I tend to like to stay safe. In my younger years I was a downhill skier but I always preferred to go across the hill rather than race straight down. I am just not a risk taker. There is not a type T bone in my body.
As many of you know I recently went to Liberia to attend their Annual Conference. And in keeping with my character, I worked very hard at staying safe. I took several bottles of hand sanitizer and used the stuff at least 20 times a day. I carefully placed my water bottle beside the sink and held it in my hand while I brushed my teeth, lest I accidently run my brush under the water and ingest the local hydro-toxins. I had several meals of plain white rice so that I could be assured I was not eating something that might make me sick. I wanted to stay as safe as possible and minimize the chances of getting ill.
At the opening worship service of the Conference we sang and watched as the choirs processed in. We listened to an excellent sermon and prayed together offering our hearts to God. Then I noticed we were going to share in the Sacrament of the Lord’s Supper.
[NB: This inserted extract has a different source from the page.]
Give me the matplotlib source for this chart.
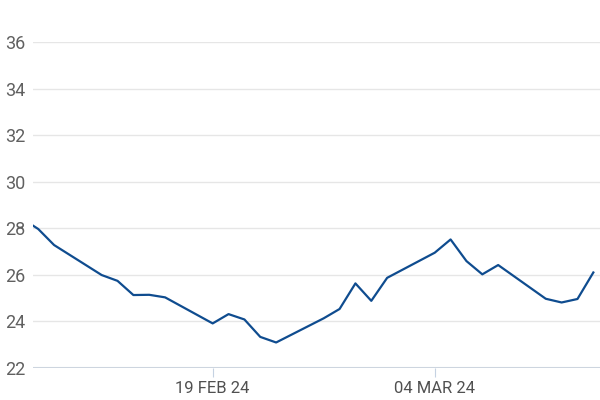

I thought about the bread and the juice and where the water had come from to make them and I said to those around me as the elements began to be distributed. “Is it safe?”
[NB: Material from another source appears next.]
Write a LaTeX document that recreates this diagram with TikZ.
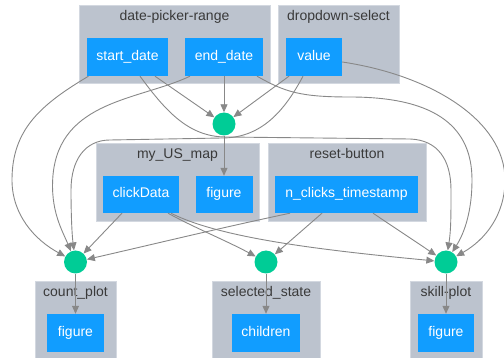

The irony of the question hit me almost immediately. And the question has stayed with me for the two weeks now since I asked it. It is a much deeper question than the biological composition of the bread and juice. For the deeper question for me revolves around the whole reality of my faith. Is my faith safe? Do I stay in the places of least resistance, shrink in the face of challenge, run for cover when God invites me to step out of a particular boat and walk to Jesus on the water? I am afraid that for me the answer much too often is yes. But a safe faith, a faith without risk, a faith that glides by day after day along the simple and easy road is not really much of a faith at all.
The question has stayed with me and I’m hoping that it continues to stay with me for some time to come. Because what I really want, what I believe we all need is a faith that is not safe at all. A faith that rides the wave of God’s Spirit into places and situations that calls us to constantly trust in God and go where God leads. A faith that lives the adventure faith is really designed to be.
I will probably always ski across the hill, I’m just not ever going to be a racer. But I pray I continue more and more to be a person of risky faith. For I’m convinced that’s where real life in Christ is found.
P.S. I never did get sick in Liberia!